La democracia necesita de elecciones de manera periódica. Las elecciones necesitan partidos políticos para su desarrollo. Los partidos necesitan hacer campañas para competir y alcanzar el poder. Las campañas necesitan dinero para ser costeadas. Pero el dinero ha pasado de ser un eslabón de esta cadena, para convertirse en un problema, puesto que determina mucho el curso mismo de la política.
El tema es que desde hace un buen tiempo los partidos ya no pueden proveerse de sus propios recursos. El progresivo debilitamiento de las organizaciones políticas, la sangría de sus militancias y la pérdida de fidelidad partidaria están acompañados por un drástico crecimiento de los costos de las campañas electorales, sobre todo, en lo que corresponde a la televisión y a la profesionalización de las mismas. La aceptable desigualdad que se presentaba por la capacidad organizativa y movilizadora de los partidos políticos se trasladó a la inaceptable desigualdad de quienes podían conseguir recursos económicos.
Ante esta realidad, los países desarrollaron marcos regulatorios sobre el financiamiento de los partidos, el acceso a los medios de comunicación, así como un conjunto de normas con prohibiciones, topes, faltas, sanciones y la incorporación de los organismos electorales en la competencia de control sobre los fondos tanto públicos como privados.
En América Latina, sin embargo, pese a todas las regulaciones ninguno de los diversos modelos ha logrado controlar el flujo de dinero hacia los partidos, incluyendo el de origen ilícito. Las medidas de transparencia, control y sanciones no han sido suficientes, si bien algunos diseños regulatorios han sido más efectivos que otros.
Pero quienes consideran que el problema se resuelve solo con medidas de transparencia y sanción a los partidos, escamotean y no quieren responder la pregunta de fondo. Si los partidos necesitan dinero, de dónde lo van a obtener. Es decir, si no se advierte la realidad concreta de estas organizaciones, la regulación será formal y la vida partidaria informal.
Es decir, cómo regular en un contexto de fragilidad institucional, con partidos débiles que son incapaces de controlar el dinero debido a su bajo grado de institucionalización. Con mayor razón en un sistema electoral con voto preferencial.
Es necesario reconocer que el desprestigio de la política aleja a muchas personas honestas que pueden ser representantes y atrae a otros que serían potenciales corruptas o dispuestas a depender de quienes ostentan dinero. Los partidos difícilmente pueden proponer incentivos inmateriales, por lo que los recursos de sus miembros son escasos. El miembro de un partido, salvo que tenga cargo de representación, no aporta a su partido, a no ser que tenga una expectativa a futuro, como una candidatura. Incluso, la propia noción de militancia, base de la organización política, está en cuestión o su actividad es baja, salvo para campañas electorales.

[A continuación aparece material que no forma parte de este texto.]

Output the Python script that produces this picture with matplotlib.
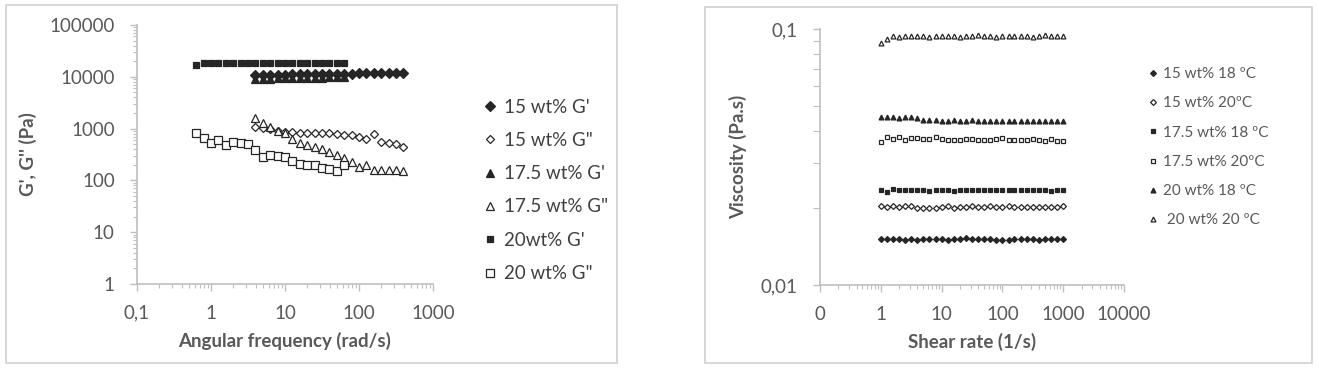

Si los partidos gastan cada vez más en campañas electorales y no pueden proveerse de sus propios recursos, harán todo lo posible por conseguir ese dinero. Si la regulación normativa es rígida y no atiende la realidad, los partidos y candidatos verán cómo hacen para cumplir los formalismos y violar la ley.
En esto no repara el dictamen de la Comisión de Constitución del Congreso. Con financiamiento público que no se puede usar en campaña y el no incremento de la franja electoral, la única puerta abierta que seguirán usando los partidos es la del financiamiento privado que, en el contexto antes señalado, no hay manera de controlarlo.
La regulación es necesaria, pero no se puede desarrollar sin tomar en cuenta la realidad. Hay que darle recursos a los partidos, con rígidos controles o indefectiblemente seguirán siendo vulnerables a las corporaciones o al dinero mal habido (La República, 25 de octubre del 2015).